Tuesday, January 25, 2011

Book review: This Side of Paradise

Late last year, for reasons that have much to do with the fact that they were all given beautiful new designs by the good people at Penguin (the image to the right gives some idea, but doesn't really convey the shiny metallic nature of the dustjacket), I purchased a complete set of F. Scott Fitzgerald's books: four novels, one unfinished one, and a collection of his short stories. At that point, a many-years-ago reading of The Great Gatsby was the extent of my Fitzgerald-readership, so I thought I would read them all, in order, and briefly review them. I've been working through the short stories (it is a 600-page book), and yesterday evening I finished his first published novel, 1920's This Side of Paradise.
In many ways, This Side of Paradise is a typical first novel. According to the introduction (which I skimmed afterwards - I hate reading these first, mostly because they tend to assume a familiarity with the work), it does contain some directly autobiographical themes, but I probably could have guessed that anyway. Amory Blaine is the only son of a fairly wealthy family: his father is background at best, as mother and son essentially ignore him, moving around the world for the first few years of Amory's life, inhabiting a world of quiet privilege and ad-hoc education. After his mother takes ill, Amory returns to the US, lives with an aunt & uncle, and begins his formal education at an exclusive boarding school. Self-centred (& a self-proclaimed genius), he remains unpopular for several years, before finding other like-minded scholars to befriend. He also comes into a close, substitute-father relationship with a priest, Monsignor Darcy. We follow Amory through his school and then university (at Princeton) days, and on into the war and the workforce (advertising, although he consistently half-tries to write poems and stories), dropping in on his conversations with friends, classmates, teachers, girls and Darcy.
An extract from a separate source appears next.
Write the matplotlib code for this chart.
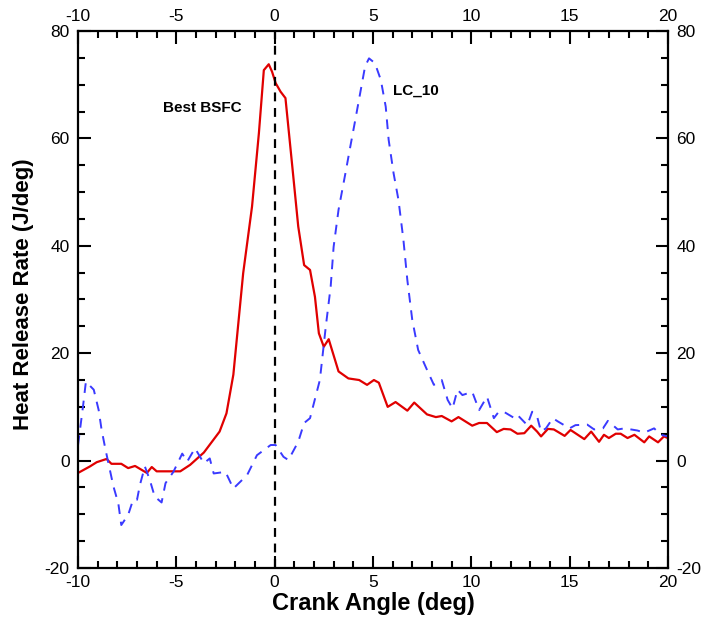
import matplotlib
matplotlib.use("Agg")
import matplotlib.pyplot as plt
from matplotlib.ticker import MultipleLocator

plt.rcParams['font.family'] = ['Liberation Sans', 'DejaVu Sans']
plt.rcParams['axes.unicode_minus'] = False

# Best BSFC heat release rate (crank angle deg, J/deg)
bsfc_ca = [-10, -9.4, -9.05, -8.55, -8.3, -7.8, -7.45, -7.1, -6.5, -6.25, -6.0, -4.8,
           -4.3, -3.6, -2.8, -2.45, -2.1, -1.6, -1.15, -0.8, -0.55, -0.3, -0.13, 0.05,
           0.3, 0.55, 0.9, 1.2, 1.5, 1.8, 2.05, 2.25, 2.5, 2.75, 3.25, 3.75, 4.3, 4.7,
           5.05, 5.3, 5.75, 6.15, 6.75, 7.1, 7.75, 8.2, 8.5, 9.0, 9.35, 10.05, 10.4,
           10.8, 11.3, 11.65, 12.0, 12.35, 12.7, 13.05, 13.35, 13.55, 13.9, 14.2,
           14.75, 15.05, 15.75, 16.1, 16.5, 16.75, 17.0, 17.35, 17.6, 17.95, 18.3,
           18.8, 19.05, 19.5, 19.8, 20.0]
bsfc_hrr = [-2.3, -1.1, -0.3, 0.3, -0.6, -0.6, -1.4, -1.0, -2.3, -1.2, -2.0, -2.0,
            -0.8, 1.5, 5.4, 8.8, 16.0, 34.9, 47.3, 61.0, 72.7, 73.8, 72.4, 70.3,
            68.7, 67.5, 54.7, 43.6, 36.4, 35.5, 30.5, 23.7, 21.2, 22.6, 16.6, 15.3,
            15.0, 14.1, 15.0, 14.5, 10.0, 10.9, 9.3, 10.8, 8.6, 8.1, 8.3, 7.3, 8.1,
            6.5, 7.0, 7.0, 5.3, 5.9, 5.8, 5.0, 5.1, 6.5, 5.4, 4.5, 5.9, 5.8, 4.6,
            5.7, 4.0, 5.4, 3.5, 4.8, 4.2, 5.0, 5.0, 4.2, 4.8, 3.4, 4.5, 3.4, 4.5, 4.2]

# LC_10 heat release rate
lc_ca = [-10, -9.75, -9.6, -9.2, -8.95, -8.8, -8.6, -8.2, -7.95, -7.8, -7.45, -7.2,
         -7.0, -6.85, -6.6, -6.35, -6.1, -5.75, -5.55, -5.15, -4.7, -4.45, -4.05,
         -3.6, -3.3, -3.1, -2.5, -2.1, -1.4, -0.9, -0.2, 0.05, 0.45, 0.7, 1.2, 1.5,
         1.8, 2.3, 2.6, 2.85, 3.0, 3.25, 3.6, 3.85, 4.1, 4.35, 4.6, 4.8, 5.1, 5.4,
         5.65, 5.8, 6.05, 6.3, 6.55, 6.75, 7.0, 7.3, 7.75, 8.1, 8.5, 8.8, 9.05, 9.3,
         9.55, 10.05, 10.4, 10.8, 11.15, 11.4, 11.65, 12.2, 12.35, 12.85, 13.1,
         13.35, 13.55, 13.8, 14.15, 14.4, 15.0, 15.3, 15.9, 16.25, 16.7, 16.95,
         17.45, 17.8, 18.45, 18.8, 19.3, 19.65, 20.0]
lc_hrr = [2.9, 10.0, 14.7, 13.2, 9.4, 5.7, 2.0, -4.8, -8.0, -12.0, -10.1, -7.3,
          -7.3, -4.5, -1.1, -3.6, -6.7, -7.8, -4.2, -2.1, 1.3, -0.2, 2.3, -0.5, 0.4,
          -2.4, -2.1, -5.2, -2.7, 1.0, 2.9, 2.9, 0.7, 0.1, 3.5, 7.0, 7.9, 15.0, 24.9,
          32.4, 39.8, 46.7, 53.5, 58.5, 63.4, 68.4, 73.4, 74.9, 74.0, 70.9, 65.9,
          59.7, 53.5, 48.5, 41.1, 33.6, 26.2, 20.6, 16.9, 14.1, 15.0, 11.3, 9.7,
          13.2, 12.2, 12.8, 9.4, 11.9, 7.9, 9.1, 9.1, 7.9, 8.5, 6.6, 9.1, 8.2, 5.4,
          6.0, 7.9, 7.3, 6.0, 6.6, 6.7, 5.8, 6.0, 7.4, 5.8, 6.0, 5.6, 5.2, 6.0, 4.8, 4.5]

fig = plt.figure(figsize=(7.03, 6.19), dpi=100)
ax = fig.add_axes([0.111, 0.0824, 0.839, 0.8676])

ax.plot(bsfc_ca, bsfc_hrr, color='#e00000', lw=1.6)
ax.plot(lc_ca, lc_hrr, color='#3a3aff', lw=1.4, dashes=(5, 4))
ax.plot([0, 0], [-20, 80], color='black', lw=1.6, dashes=(4, 3))

ax.text(-5.7, 65.7, 'Best BSFC', fontsize=11, fontweight='bold', va='center')
ax.text(6.0, 68.8, 'LC_10', fontsize=11, fontweight='bold', va='center')

ax.set_xlim(-10, 20)
ax.set_ylim(-20, 80)
ax.xaxis.set_major_locator(MultipleLocator(5))
ax.xaxis.set_minor_locator(MultipleLocator(1))
ax.yaxis.set_major_locator(MultipleLocator(20))
ax.yaxis.set_minor_locator(MultipleLocator(5))
ax.tick_params(which='both', direction='in', top=True, right=True,
               labeltop=True, labelright=True, labelsize=12.5, width=1.5, pad=6)
ax.tick_params(axis='x', which='major', pad=5)
ax.tick_params(which='major', length=9)
ax.tick_params(which='minor', length=5)
for s in ax.spines.values():
    s.set_linewidth(1.6)

ax.set_xlabel('Crank Angle (deg)', fontsize=17, fontweight='bold', va='center')
ax.set_ylabel('Heat Release Rate (J/deg)', fontsize=16, fontweight='bold', va='center')
ax.xaxis.set_label_coords(0.5, -0.066)
ax.yaxis.set_label_coords(-0.092, 0.51)

fig.savefig('out.png', dpi=100)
Amory Blaine is not a particularly likeable character - which is reflected in how most other characters relate to him as well. Inherently snobby, solipsistic and self-dramatising, his intelligence is referred to, rather than seen. He has several love-affairs, all of which peter out for one reason or another, and few of his friendships remain strong for long - tending, instead, to be brief, all-consuming and then pushed aside for the next great influence (Monsignor Darcy remains his longest-lasting relationship).
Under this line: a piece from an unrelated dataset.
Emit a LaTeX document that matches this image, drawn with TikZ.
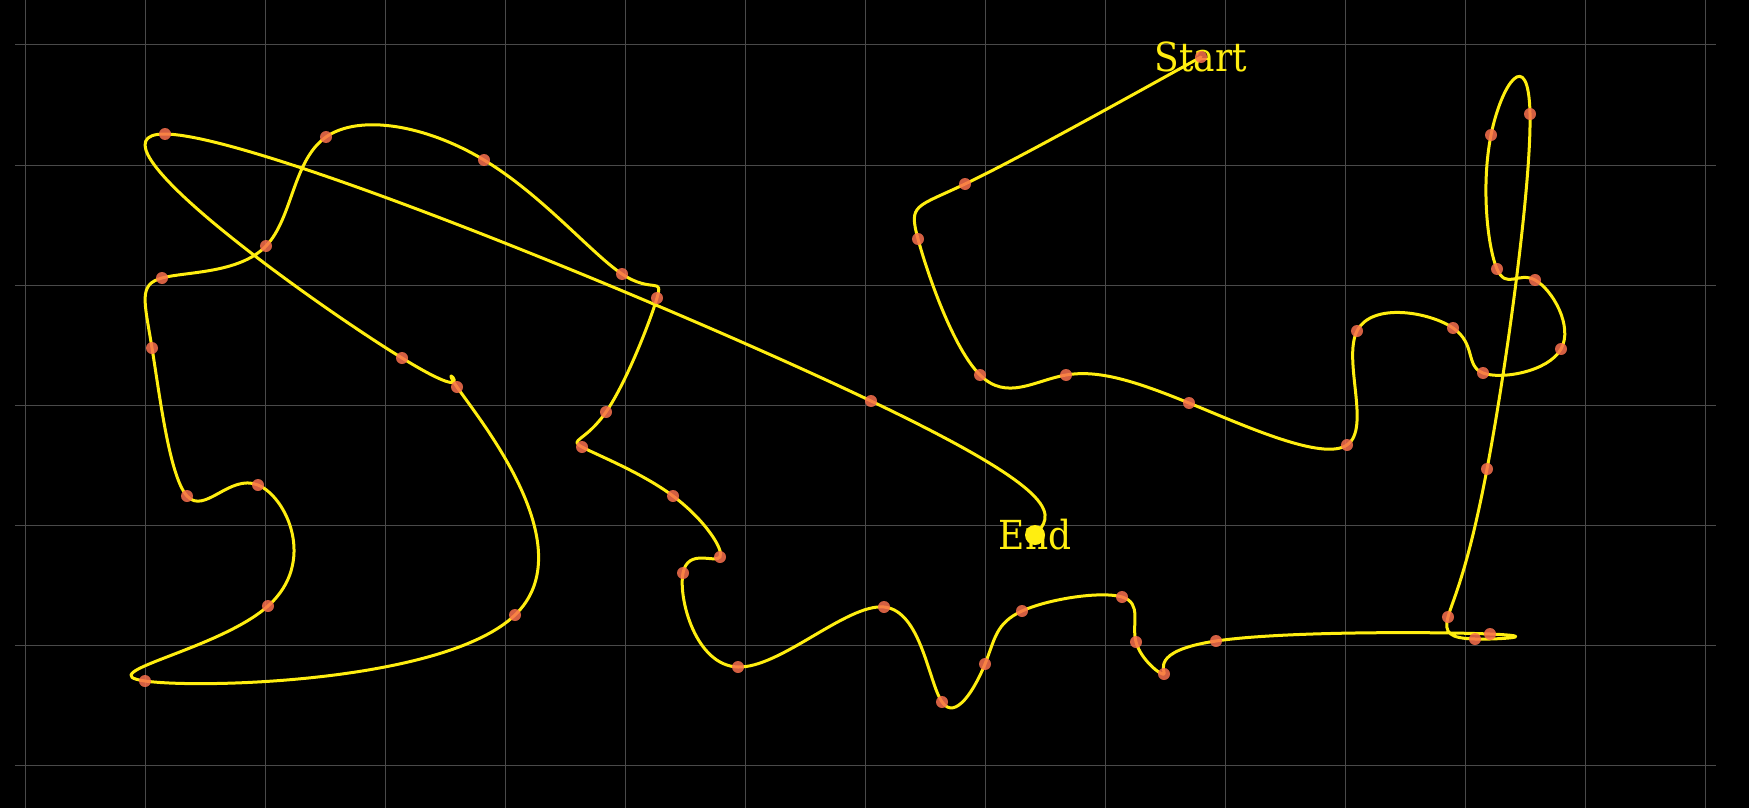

While it is very much an example of a younger writer finding his feet,This Side of Paradise is nonetheless an intriguing start to Fitzgerald's career. He conveys Amory's world perfectly (possibly because it was also his own), keeps the book moving at a steady pace despite the lack of a particularly dominant central plot, and the prose falls with the casual elegance which would come to define Fitzgerald's style as a whole. He also doesn't condemn Amory too harshly for his failings, instead recording the follies of youth with a sympathetic touch. I knew little about This Side of Paradise when I started it, but it has made me look forward to working through Fitzgerald's remaining three & a half novels.